A boy escapes from home on a journey to a far away town in Japan to be employed in a peculiar library, and an old illiterate man who can talk to cats sets on a journey too, accompanied by a truck driver. They do not know that all of them are on a mission to close down a portal to another world.

The thing about Kafka on the Shore is that if you sit down and summarize the story from the beginning to the end to someone who has not read the novel, they’ll probably think it’s an extremely bizarre and convoluted story with a lot of disturbing and “edgy” elements (murder, incest, rape fantasies, abusive parents, war crimes, etc). But when you read the actual novel everything seems (1) natural and (2) oddly innocent, and despite dealing with some very heavy themes, the heart of the novel is poetic and soft. This novel is nothing short of a literary miracle: only a masterful writer can create such a coherent and tender book out of such weird materials.

4) Norwegian Wood (1987)

Toru Watanabe is a university student who goes through life with little conviction and no certain path before him. He is in love with the girlfriend of his dead best friend, Naoko, who suffers from depression and extreme bouts of grief. He also meets Midori Kobayashi, an outgoing and assertive woman who is dealing with her own griefs. Toru’s life becomes complicated as he tries to balance his life around these relationships.

Norwegian Wood is the novel that made Murakami famous, and it’s hands down his saddest novel. It’s also an absolute masterpiece on multiple levels: the effective representation of grief, the tragedy of ordinary people caught in extraordinary emotions, the subtle political and social backdrop, and most of all the characters: three lovely, sympathetic, decent people with problems beyond them, with complicated emotions, whose pain reverberates through every line of the novel. One of the best love stories of all time.

3) After Dark (2004)

The story of sleepless wanderers during one night in Tokyo, following the intermingling stories of a 19 year old woman who wanders from bar to bar reading a book, a university student who spends his nights playing trombone in a basement for an amateur band, a woman in a deep months old sleep, a family businessman who’s hiding an abusive side of his, and the owners and employees of a love hotel.

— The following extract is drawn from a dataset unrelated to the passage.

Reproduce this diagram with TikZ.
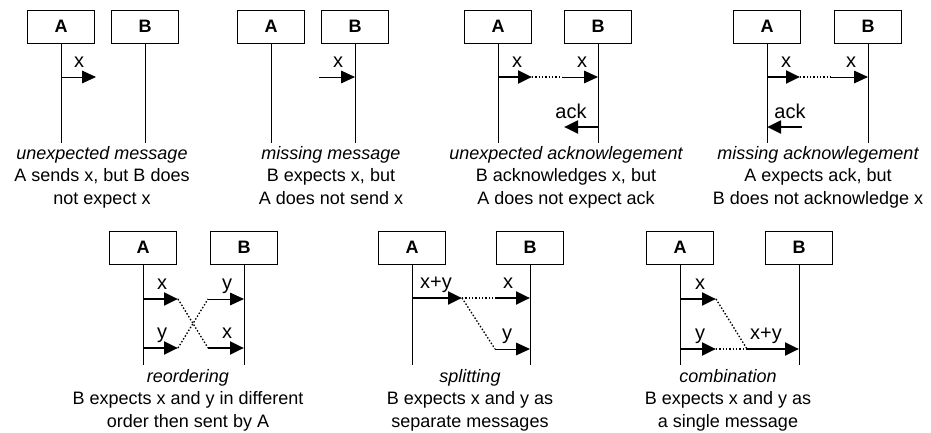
\documentclass[tikz,border=0pt]{standalone}
\usepackage{fontspec}
\setmainfont{Liberation Sans}
\usetikzlibrary{arrows.meta}

\tikzset{
  actor/.style={draw, line width=0.75pt, minimum width=50.25pt, minimum height=24.75pt,
    inner sep=0pt, font=\fontsize{13.5}{15}\selectfont\bfseries},
  life/.style={line width=0.75pt},
  tip/.style={-{Triangle[length=10.5pt,width=9.5pt]}},
  msg/.style={tip, line width=0.75pt},
  bigmsg/.style={tip, line width=2.1pt},
  link/.style={line width=1pt, dash pattern=on 1.1pt off 1.4pt},
  lbl/.style={inner sep=0pt, anchor=base, font=\fontsize{15}{17}\selectfont},
  % the base anchor of a multi-line caption sits on its last line
  caption/.style={inner sep=0pt, anchor=base, align=center, font=\fontsize{13.5}{16.8}\selectfont}
}

\begin{document}
\begin{tikzpicture}[x=0.75pt, y=-0.75pt]
\path[use as bounding box] (0,0) rectangle (931,432);

% ---------- unexpected message ----------
\node[actor] (a1) at (61,26.5) {A};
\node[actor] (b1) at (145,26.5) {B};
\coordinate (a1e) at (61,143);
\coordinate (b1e) at (145,143);
\draw[life] (a1) -- (a1e);
\draw[life] (b1) -- (b1e);
\coordinate (m1s) at (61,77);
\coordinate (m1e) at (96,77);
\draw[msg] (m1s) -- (m1e);
\node[lbl] (l1) at (79,67) {x};
\node[caption] (c1) at (102,204) {\itshape unexpected message\\A sends x, but B does\\not expect x};

% ---------- missing message ----------
\node[actor] (a2) at (271,26.5) {A};
\node[actor] (b2) at (355,26.5) {B};
\coordinate (a2e) at (271,143);
\coordinate (b2e) at (355,143);
\draw[life] (a2) -- (a2e);
\draw[life] (b2) -- (b2e);
\coordinate (m2s) at (319,77);
\coordinate (m2e) at (355,77);
\draw[msg] (m2s) -- (m2e);
\node[lbl] (l2) at (338,67) {x};
\node[caption] (c2) at (331,204) {\itshape missing message\\B expects x, but\\A does not send x};

% ---------- unexpected acknowledgement ----------
\node[actor] (a3) at (498,26.5) {A};
\node[actor] (b3) at (598,26.5) {B};
\coordinate (a3e) at (498,143);
\coordinate (b3e) at (598,143);
\draw[life] (a3) -- (a3e);
\draw[life] (b3) -- (b3e);
\coordinate (m3a) at (498,77);
\coordinate (m3b) at (532,77);
\coordinate (m3c) at (562,77);
\coordinate (m3d) at (598,77);
\draw[bigmsg] (m3a) -- (m3b);
\draw[link] (m3b) -- (m3c);
\draw[msg] (m3c) -- (m3d);
\node[lbl] (l3a) at (517,67) {x};
\node[lbl] (l3b) at (582,67) {x};
\coordinate (k3s) at (598,127);
\coordinate (k3e) at (564,127);
\draw[bigmsg] (k3s) -- (k3e);
\node[lbl] (l3k) at (571,118) {ack};
\node[caption] (c3) at (566,204) {\itshape unexpected acknowlegement\\B acknowledges x, but\\A does not expect ack};

% ---------- missing acknowledgement ----------
\node[actor] (a4) at (767,26.5) {A};
\node[actor] (b4) at (868,26.5) {B};
\coordinate (a4e) at (767,143);
\coordinate (b4e) at (868,143);
\draw[life] (a4) -- (a4e);
\draw[life] (b4) -- (b4e);
\coordinate (m4a) at (767,77);
\coordinate (m4b) at (800,77);
\coordinate (m4c) at (831,77);
\coordinate (m4d) at (868,77);
\draw[bigmsg] (m4a) -- (m4b);
\draw[link] (m4b) -- (m4c);
\draw[msg] (m4c) -- (m4d);
\node[lbl] (l4a) at (786,67) {x};
\node[lbl] (l4b) at (851,67) {x};
\coordinate (k4s) at (802,127);
\coordinate (k4e) at (767,127);
\draw[bigmsg] (k4s) -- (k4e);
\node[lbl] (l4k) at (790,118) {ack};
\node[caption] (c4) at (818,204) {\itshape missing acknowlegement\\A expects ack, but\\B does not acknowledge x};

% ---------- reordering ----------
\node[actor] (a5) at (143,247.5) {A};
\node[actor] (b5) at (244,247.5) {B};
\coordinate (a5e) at (143,365);
\coordinate (b5e) at (244,365);
\draw[life] (a5) -- (a5e);
\draw[life] (b5) -- (b5e);
\coordinate (x5a) at (143,299);
\coordinate (x5b) at (178,299);
\coordinate (y5a) at (143,348);
\coordinate (y5b) at (178,348);
\coordinate (y5c) at (208,299);
\coordinate (y5d) at (244,299);
\coordinate (x5c) at (208,348);
\coordinate (x5d) at (244,348);
\draw[bigmsg] (x5a) -- (x5b);
\draw[bigmsg] (y5a) -- (y5b);
\draw[link] (x5b) -- (x5c);
\draw[link] (y5b) -- (y5c);
\draw[msg] (y5c) -- (y5d);
\draw[bigmsg] (x5c) -- (x5d);
\node[lbl] (l5a) at (162,289) {x};
\node[lbl] (l5b) at (162,338) {y};
\node[lbl] (l5c) at (227,289) {y};
\node[lbl] (l5d) at (227,338) {x};
\node[caption] (c5) at (188,427) {\itshape reordering\\B expects x and y in different\\order then sent by A};

% ---------- splitting ----------
\node[actor] (a6) at (412,247.5) {A};
\node[actor] (b6) at (530,247.5) {B};
\coordinate (a6e) at (412,365);
\coordinate (b6e) at (530,365);
\draw[life] (a6) -- (a6e);
\draw[life] (b6) -- (b6e);
\coordinate (s6a) at (412,298);
\coordinate (s6b) at (462,298);
\coordinate (s6c) at (495,298);
\coordinate (s6d) at (530,298);
\coordinate (s6e) at (495,349);
\coordinate (s6f) at (530,349);
\draw[bigmsg] (s6a) -- (s6b);
\draw[link] (s6b) -- (s6c);
\draw[link] (s6b) -- (s6e);
\draw[bigmsg] (s6c) -- (s6d);
\draw[msg] (s6e) -- (s6f);
\node[lbl] (l6a) at (436,288) {x+y};
\node[lbl] (l6b) at (508,288) {x};
\node[lbl] (l6c) at (507,339) {y};
\node[caption] (c6) at (470,427) {\itshape splitting\\B expects x and y as\\separate messages};

% ---------- combination ----------
\node[actor] (a7) at (680,247.5) {A};
\node[actor] (b7) at (799,247.5) {B};
\coordinate (a7e) at (680,365);
\coordinate (b7e) at (799,365);
\draw[life] (a7) -- (a7e);
\draw[life] (b7) -- (b7e);
\coordinate (g7a) at (680,299);
\coordinate (g7b) at (716,299);
\coordinate (g7c) at (680,349);
\coordinate (g7d) at (716,349);
\coordinate (g7e) at (747,349);
\coordinate (g7f) at (799,349);
\draw[bigmsg] (g7a) -- (g7b);
\draw[bigmsg] (g7c) -- (g7d);
\draw[link] (g7b) -- (g7e);
\draw[link] (g7d) -- (g7e);
\draw[bigmsg] (g7e) -- (g7f);
\node[lbl] (l7a) at (700,289) {x};
\node[lbl] (l7b) at (700,339) {y};
\node[lbl] (l7c) at (766,339) {x+y};
\node[caption] (c7) at (728,427) {\itshape combination\\B expects x and y as\\a single message};
\end{tikzpicture}
\end{document}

One of Murakami’s strongest points, in general, is creating an extremely effective atmosphere in his novels, but in this one, he outdoes himself. It’s a cliche to say that the location of a story is one of its characters, but thinking of this cliche is inescapable when it comes to After Dark: nighttime Tokyo is the central character. Any person who has wandered a metropolis at the dead of the night when the behemoth is half-asleep can instantly connect with the feeling of nocturnal awe in the streets of Tokyo. Taking place on the foreground of this captivating background, there is an extremely intricate and complex plot that defies an easy interpretation and leaves more questions unanswered. Murakami’s most “literary” novel, After Dark is a masterpiece that challenges the reader.

2) Sputnik Sweetheart (1999)

I’ll quote the back-cover for the summary: “Sumire is in love with a woman seventeen years her senior. But whereas Miu is glamorous and successful, Sumire is an aspiring writer who dresses in an oversized second-hand coat and heavy boots like a character in a Kerouac novel. Sumire spends hours on the phone talking to her best friend K about the big questions in life: what is sexual desire, and should she ever tell Miu how she feels for her? Meanwhile K wonders whether he should confess his own unrequited love for Sumire. Then, a desperate Miu calls from a small Greek island: Sumire has mysteriously vanished…”

I guess this might be Murakami’s most underrated novel, as I have never seen it mentioned among his best, but it certainly is. The fact that I have ranked it above his masterpieces such as Kafka on the Shore and Norwegian Wood shows how highly I think of it. I think this underrated gem is Murakami’s most poetic novel, and in a way he’s most down to earth. Its poetic sensibility is tragic and extremely effective in capturing loss and grief and a sense of unrequited love. The novel deals with the deep loss of all its main three characters in a profound way, and in the end one empathizes deeply with all three. A subtle and heartfelt masterpiece.

1) The Wind-Up Bird Chronicle (1995)

Toru Okada’s cat has gone missing, and as he cooks spaghetti and listens to The Thieving Magpie opera, he receives a lewd call from a woman he doesn’t know, but she appears to know him very well. From this day forward his life is upended and he embarks on a surrealistic adventure and he comes across a cast of bizarre characters who take turns to guide him through his strange journey.

I think the vast majority of Murakami readers are not surprised to see The Wind-Up Bird Chronicle at the top spot, but in this case the obvious and most popular choice is also the correct one. Everything that one loves about Murakami is here, and done most masterfully and satisfyingly. A page turner full of surreal ideas that one cannot put down, a hard boiled mystery, an engaging love story, utterly bizarre characters that are at the same time completely familiar and believable, a piercing look at human psyche, a critique of Japan’s cruel version of capitalism, and a reckoning with the historical crimes of Japan. It’s a novel that can be read multiple times, and it’s a novel that will be read centuries from now. I can never explain the charm of this novel in adequate terms.